The booster means that the refrigerant (CO2) is compressed at two stages. The low-temperature compressor discharges the refrigerant to the suction port of the medium-temperature compressor via an intercooler.

Transcritical booster systems provide consumers with low-, medium- and high-temperature refrigeration and are especially efficient in a moderate and cold climate. To improve their efficiency, especially in a warm climate, heat recovery, parallel compression, minimization of the gas cooler temperature through evaporative cooling, etc.

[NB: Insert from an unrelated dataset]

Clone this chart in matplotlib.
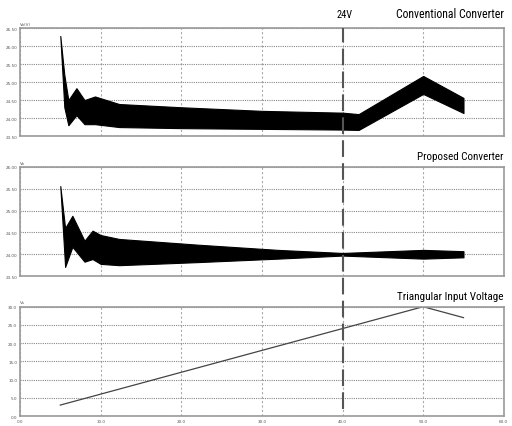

CO2 transcritical booster system

Technology solutions

Condenser

  • Minimization of the condenser temperature difference from 15К to 10К in a warm season may lead to the reduction of energy consumption by 10–15%.
  • Minimization of condenser pipe diameter significantly reduces the internal volume and material consumption of a heat exchanger. Pipes can be made of stainless steel with improved corrosion properties, and aluminum fins are coated by epoxy or a special material.
  • Water sprinkling systems and adiabatic precoolers also improve the efficiency of condensers.
  • Electronically commutated motors (EC-motors) with permanent magnets and variable speed control may reduce condenser energy consumption by 87%.
  • Microgrooves on the pipe inner surface expand the energy conduction surface with the same dimensions of the heat exchanger.

Evaporator

  • At hot gas defrost, which significantly improves energy efficiency and safety of a refrigeration system, refrigerant vapor from the discharge line after the oil separator passes the flow path and defrosts the evaporator. While passing the air-cooler, the refrigerant vapor cools and condenses with the release of condensation heat potential and removal of the condensed liquid-gas mixture from the evaporator.

Valve stations

  • Valve stations effectively reduce the risk of refrigerant leakage through minimization of a number of welded connections, improve energy efficiency through less pressure loss, simplify and accelerate design and installation of refrigeration systems.